Es sollte in jeder Firma einen Cybersecurity-Verantwortlichen geben und es sollten externe Berater zugezogen werden. Gerade kleinere Firmen mögen sich fragen, ob sich dieser Kostenaufwand lohnt. Der Kostenaufwand, den ein Produktionsausfall über mehrere Stunden oder gar Tage verursacht oder eine Lösegeldforderung sind aber schnell um ein Vielfaches höher als entsprechende Investitionen in die Cybersicherheit. Kosten für Aufbau, Erhalt und Wartung einer Security-Umgebung gehören daher ebenso ins Budget aufge- nommen wie ein Posten für Gebäudereinigung.

CYBERSECURITY IST CHEFSACHE
Vor allem aber ist Cybersicherheit eins: Cybersicherheit ist Chefsache. Sie adressiert sich als Verantwortung an die Firmenleitung. Da der Schaden eines Cyberangriffs die Firma insgesamt betrifft, obliegt es der Firmenleitung, einen Plan für die firmeninterne Cybersicherheit auszuarbeiten und Verantwortungen und Kompetenzen klar zu verteilen.
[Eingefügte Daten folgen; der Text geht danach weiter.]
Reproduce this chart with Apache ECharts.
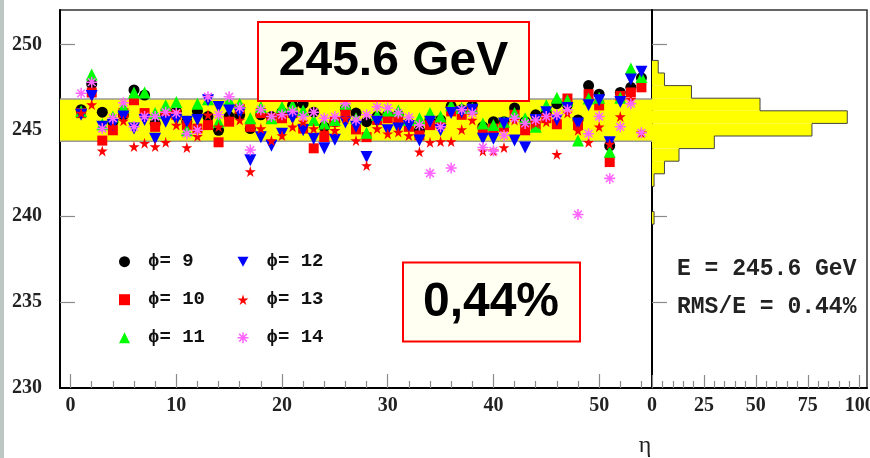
<!DOCTYPE html>
<html><head><meta charset="utf-8">
<script src="https://cdn.jsdelivr.net/npm/echarts@6/dist/echarts.min.js"></script>
<style>html,body{margin:0;padding:0;background:#fff}#c{width:870px;height:458px}</style>
</head><body><div id="c"></div>
<script>
// ---- data ----
const eta = [1,2,3,4,5,6,7,8,9,10,11,12,13,14,15,16,17,18,19,20,21,22,23,24,25,26,27,28,29,30,31,32,33,34,35,36,37,38,39,40,41,42,43,44,45,46,47,48,49,50,51,52,53,54];
const phi9  = [246.2,247.7,246.05,245.5,245.9,247.35,247.05,245.4,245.9,246.1,245.5,246.1,245.8,245.0,245.8,245.9,245.1,245.9,245.8,246.05,246.45,246.55,246.05,245.2,245.5,246.25,246.0,245.5,245.8,245.9,245.9,245.4,245.0,245.6,245.6,246.4,246.2,246.45,245.2,245.5,245.5,246.3,245.5,245.9,246.0,246.55,246.5,245.6,247.6,247.1,244.1,247.2,247.5,248.05];
const phi10 = [246.0,247.2,244.4,245.0,246.0,246.75,246.0,245.2,246.0,245.9,245.3,245.1,245.3,244.3,245.5,246.25,245.2,246.0,245.7,245.7,246.0,245.1,243.95,244.6,245.5,246.0,245.05,244.6,245.6,245.7,245.7,245.2,244.7,245.3,245.4,246.1,245.9,246.2,245.0,245.1,245.2,245.9,245.0,245.3,245.7,245.35,246.85,245.3,247.1,246.45,243.15,247.0,247.2,247.5];
const phi11 = [246.1,248.25,245.35,245.8,246.35,247.2,247.2,246.0,246.45,246.65,245.0,246.55,246.8,245.5,246.75,246.55,245.7,246.35,245.7,246.35,246.45,246.15,245.6,245.4,245.6,246.55,245.7,244.85,245.9,246.15,246.15,245.6,245.7,246.0,245.8,246.45,246.3,246.3,245.4,245.3,245.5,246.0,245.7,245.2,246.45,246.9,246.75,244.4,246.85,246.9,243.75,246.9,248.6,248.1];
const phi12 = [245.9,247.0,245.2,245.3,245.8,245.1,245.6,244.5,245.5,245.6,245.5,245.6,246.75,246.35,246.15,246.0,243.25,244.6,244.1,244.8,245.7,245.0,244.5,243.95,244.45,245.45,245.2,243.45,245.5,245.0,245.1,245.25,244.4,245.5,245.0,246.0,246.05,246.2,244.5,244.5,245.4,244.4,244.0,245.6,246.05,245.6,246.3,245.4,246.45,246.75,244.3,246.65,247.95,248.4];
const phi13 = [246.0,246.5,243.8,245.2,245.55,244.05,244.25,244.05,244.3,245.3,244.0,244.65,245.9,245.2,245.6,245.6,242.6,245.1,244.4,244.7,245.2,245.5,245.1,244.9,245.0,245.7,244.4,242.95,245.1,244.8,244.9,244.7,243.75,244.3,244.35,244.35,245.05,245.6,243.8,243.8,244.0,245.6,245.2,245.4,245.5,243.6,246.0,245.0,244.3,245.2,244.2,245.8,246.8,244.85];
const phi14 = [247.15,247.8,245.1,245.7,246.6,245.2,245.8,245.8,246.05,246.0,244.8,245.0,246.95,245.9,246.95,246.3,243.85,246.2,245.8,245.9,246.1,245.8,246.05,245.7,245.8,246.55,245.6,245.9,246.35,246.3,246.0,245.75,245.3,242.5,245.2,242.8,246.2,246.0,244.0,243.8,244.7,245.7,245.4,245.6,245.8,245.9,246.2,240.1,244.8,245.8,242.2,245.2,246.55,244.85];
const seriesNames = ['ϕ= 9','ϕ= 10','ϕ= 11','ϕ= 12','ϕ= 13','ϕ= 14'];
// energy histogram (30 bins over 230..252 GeV)
const histRange = [230, 252];
const histCounts = [0,0,0,0,0,0,0,0,0,0,0,0,0,1,0,0,1,6,13,30,77,94,52,19,6,3,0,0,0,0];
// mean +- rms band
const band = [244.36, 246.82];
// axis ticks
const yLabels = [230,235,240,245,250];
const yTickVals = [235,240,245,250];
const xLabels = [0,10,20,30,40,50];
const histLabels = [0,25,50,75,100];
const etaRange = [-1, 55];
const countRange = [0, 103.5];

const xMinor = []; for (let v = 0; v <= 54; v += 2) if (v % 10) xMinor.push(v);
const hMinor = []; for (let v = 5; v < 100; v += 5) if (v % 25) hMinor.push(v);

const histW = (histRange[1] - histRange[0]) / histCounts.length;
const histData = histCounts.map((c, i) => [c, histRange[0] + i * histW, histRange[0] + (i + 1) * histW, i > 0 ? histCounts[i - 1] : 0]);

const starPath = 'path://M50,0 L61,35 L98,35 L68,57 L79,91 L50,70 L21,91 L32,57 L2,35 L39,35 Z';
const downTri = 'path://M0,0 L100,0 L50,90 Z';
const asterisk = 'path://M43,0 H57 V100 H43 Z M0,43 H100 V57 H0 Z M20,10 L90,80 L80,90 L10,20 Z M80,10 L90,20 L20,90 L10,80 Z';

const serif = 'Liberation Serif';
const labelStyle = {fontFamily: serif, fontWeight: 'bold', fontSize: 20, color: '#222'};
const tickGray = '#8a8a8a';

function sc(name, vals, symbol, size, color) {
  return {
    type: 'scatter', name: name, xAxisIndex: 0, yAxisIndex: 0, z: 3,
    symbol: symbol, symbolSize: size,
    itemStyle: {color: color, opacity: 1},
    data: eta.map((e, i) => [e, vals[i]])
  };
}

const legendText = {fontFamily: 'Liberation Mono', fontWeight: 'bold', fontSize: 19, lineHeight: 22, color: '#111', padding: [0, 0, 0, 13]};

const chart = echarts.init(document.getElementById('c'), null, {renderer: 'canvas'});
chart.setOption({
  animation: false,
  backgroundColor: '#fff',
  grid: [
    {left: 60, top: 10, width: 592, height: 378, show: true, borderColor: '#333', borderWidth: 1.5, outerBoundsMode: 'none'},
    {left: 652, top: 10, width: 215, height: 378, show: true, borderColor: '#333', borderWidth: 1.5, outerBoundsMode: 'none'}
  ],
  xAxis: [
    {type: 'value', gridIndex: 0, min: etaRange[0], max: etaRange[1], splitLine: {show: false},
     axisLine: {onZero: false, lineStyle: {color: '#000', width: 2}},
     axisTick: {inside: true, length: 14, customValues: xLabels, lineStyle: {color: tickGray, width: 1.2}},
     axisLabel: {customValues: xLabels, margin: 8, ...labelStyle}},
    {type: 'value', gridIndex: 0, min: etaRange[0], max: etaRange[1], position: 'bottom', splitLine: {show: false},
     axisLine: {show: false}, axisLabel: {show: false},
     axisTick: {inside: true, length: 7, customValues: xMinor, lineStyle: {color: tickGray, width: 1.2}}},
    {type: 'value', gridIndex: 1, min: countRange[0], max: countRange[1], splitLine: {show: false},
     axisLine: {onZero: false, lineStyle: {color: '#000', width: 2}},
     axisTick: {inside: true, length: 13, customValues: histLabels, lineStyle: {color: tickGray, width: 1.2}},
     axisLabel: {customValues: histLabels, margin: 8, ...labelStyle}},
    {type: 'value', gridIndex: 1, min: countRange[0], max: countRange[1], position: 'bottom', splitLine: {show: false},
     axisLine: {show: false}, axisLabel: {show: false},
     axisTick: {inside: true, length: 7, customValues: hMinor, lineStyle: {color: tickGray, width: 1.2}}}
  ],
  yAxis: [
    {type: 'value', gridIndex: 0, min: histRange[0], max: histRange[1], splitLine: {show: false},
     axisLine: {onZero: false, lineStyle: {color: '#000', width: 2}},
     axisTick: {inside: true, length: 15, customValues: yTickVals, lineStyle: {color: tickGray, width: 1.2}},
     axisLabel: {customValues: yLabels, margin: 18, ...labelStyle}},
    {type: 'value', gridIndex: 1, min: histRange[0], max: histRange[1], splitLine: {show: false},
     axisLine: {onZero: false, lineStyle: {color: '#000', width: 2}},
     axisTick: {inside: true, length: 15, customValues: yTickVals, lineStyle: {color: tickGray, width: 1.2}},
     axisLabel: {show: false}}
  ],
  legend: [
    {data: seriesNames.slice(0, 3), orient: 'vertical', left: 114, top: 245.7, itemWidth: 11, itemHeight: 11, itemGap: 16,
     selectedMode: false, textStyle: legendText},
    {data: seriesNames.slice(3), orient: 'vertical', left: 232.5, top: 245.7, itemWidth: 11, itemHeight: 11, itemGap: 16,
     selectedMode: false, textStyle: legendText}
  ],
  series: [
    {type: 'custom', xAxisIndex: 0, yAxisIndex: 0, z: 1, silent: true,
     data: [[0, band[0], band[1]]], encode: {x: 0, y: 1},
     renderItem: function (params, api) {
       const cs = params.coordSys;
       const yTop = api.coord([0, api.value(2)])[1];
       const yBot = api.coord([0, api.value(1)])[1];
       return {type: 'group', children: [
         {type: 'rect', shape: {x: cs.x, y: yTop, width: cs.width, height: yBot - yTop}, style: {fill: '#ffff00'}},
         {type: 'line', shape: {x1: cs.x, y1: yTop, x2: cs.x + cs.width, y2: yTop}, style: {stroke: '#999', lineWidth: 1.5}},
         {type: 'line', shape: {x1: cs.x, y1: yBot, x2: cs.x + cs.width, y2: yBot}, style: {stroke: '#999', lineWidth: 1.5}}
       ]};
     }},
    sc(seriesNames[0], phi9, 'circle', 11, '#000000'),
    sc(seriesNames[1], phi10, 'rect', 10, '#ff0000'),
    sc(seriesNames[2], phi11, 'triangle', 12, '#00ff00'),
    sc(seriesNames[3], phi12, downTri, 12, '#0000ff'),
    sc(seriesNames[4], phi13, starPath, 11, '#ff0000'),
    sc(seriesNames[5], phi14, asterisk, 11, '#ff66ff'),
    {type: 'custom', xAxisIndex: 2, yAxisIndex: 1, z: 2, silent: true,
     data: histData, encode: {x: 0, y: 1},
     renderItem: function (params, api) {
       const c = api.value(0), lo = api.value(1), hi = api.value(2), prev = api.value(3);
       const pTL = api.coord([0, hi]);
       const pBR = api.coord([c, lo]);
       const pPrev = api.coord([prev, lo]);
       const children = [];
       if (c > 0) {
         children.push({type: 'rect', shape: {x: pTL[0], y: pTL[1], width: pBR[0] - pTL[0], height: pBR[1] - pTL[1]}, style: {fill: '#ffff00'}});
         children.push({type: 'line', shape: {x1: pBR[0], y1: pTL[1], x2: pBR[0], y2: pBR[1]}, style: {stroke: '#444', lineWidth: 1}});
       }
       if (c !== prev) {
         children.push({type: 'line', shape: {x1: pPrev[0], y1: pBR[1], x2: pBR[0], y2: pBR[1]}, style: {stroke: '#444', lineWidth: 1}});
       }
       return {type: 'group', children: children};
     }}
  ],
  graphic: [
    {type: 'rect', left: 0, top: 0, shape: {width: 4, height: 458}, style: {fill: '#bcc6c2'}, z: 50},
    {type: 'rect', shape: {x: 258, y: 22, width: 271, height: 79}, style: {fill: '#fffff2', stroke: '#ff0000', lineWidth: 2}, z: 100},
    {type: 'text', x: 393.5, y: 62, style: {text: '245.6 GeV', fontFamily: 'Liberation Sans', fontWeight: 'bold', fontSize: 48, fill: '#000', textAlign: 'center', textVerticalAlign: 'middle'}, z: 101},
    {type: 'rect', shape: {x: 403, y: 262.5, width: 177, height: 79}, style: {fill: '#fffff2', stroke: '#ff0000', lineWidth: 2}, z: 100},
    {type: 'text', x: 491, y: 303, style: {text: '0,44%', fontFamily: 'Liberation Sans', fontWeight: 'bold', fontSize: 48, fill: '#000', textAlign: 'center', textVerticalAlign: 'middle'}, z: 101},
    {type: 'text', x: 677, y: 269, style: {text: 'E = 245.6 GeV', fontFamily: 'Liberation Mono', fontWeight: 'bold', fontSize: 23, fill: '#222', textAlign: 'left', textVerticalAlign: 'middle'}, z: 101},
    {type: 'text', x: 677, y: 307, style: {text: 'RMS/E = 0.44%', fontFamily: 'Liberation Mono', fontWeight: 'bold', fontSize: 23, fill: '#222', textAlign: 'left', textVerticalAlign: 'middle'}, z: 101},
    {type: 'text', x: 645, y: 446, style: {text: 'η', fontFamily: serif, fontSize: 24, fill: '#222', textAlign: 'center', textVerticalAlign: 'middle'}, z: 101}
  ]
});
</script></body></html>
Und die Kommunikation am Laufen zu halten. Mangelhafte Zusammenarbeit der Firmenleitungen mit ihren Sicherheitsbeauftragten und Frustration unter letzteren sind in der Realität keine Seltenheit.

INTERNATIONALES SECURITY
OPERATIONS CENTER
In Basel ist bezüglich Cybersicherheit einiges in Bewegung. 2021 wurde der Security Operation Center Hub (SOC) in Basel eröffnet. Hinter dieser Investition steckt Vinci Energies. Über dieses SOC wird nicht nur die unternehmenseigene Infrastruktur überwacht. Unternehmen aller Art können sich im Hinblick auf eine Risikominimierungsstrategie beraten lassen. Geboten wird höchste fachliche Expertise und ein klares Leistungsversprechen in den vier grossen Handlungsfeldern Vulnerability Scan, Penetration Testing, Managed Detection and Response und Managed Services.

Derzeit beschäftigt das SOC in Basel über 100 Cyberschutz-Fachkräfte. Ehrgeiziges Ziel ist es, zum führenden Hub in Europa zu werden. Die Zusammenarbeit soll länderübergreifend stattfinden und – gemäss der länderübergreifenden Bedrohungslage und der länderübergreifend agierenden Cyberkriminellen – ein internationales Wissen und Know-how schaffen. Um die 300Expertinnen und Experten soll das SOC Basel schliesslich zusammenführen und zusammen- arbeiten lassen.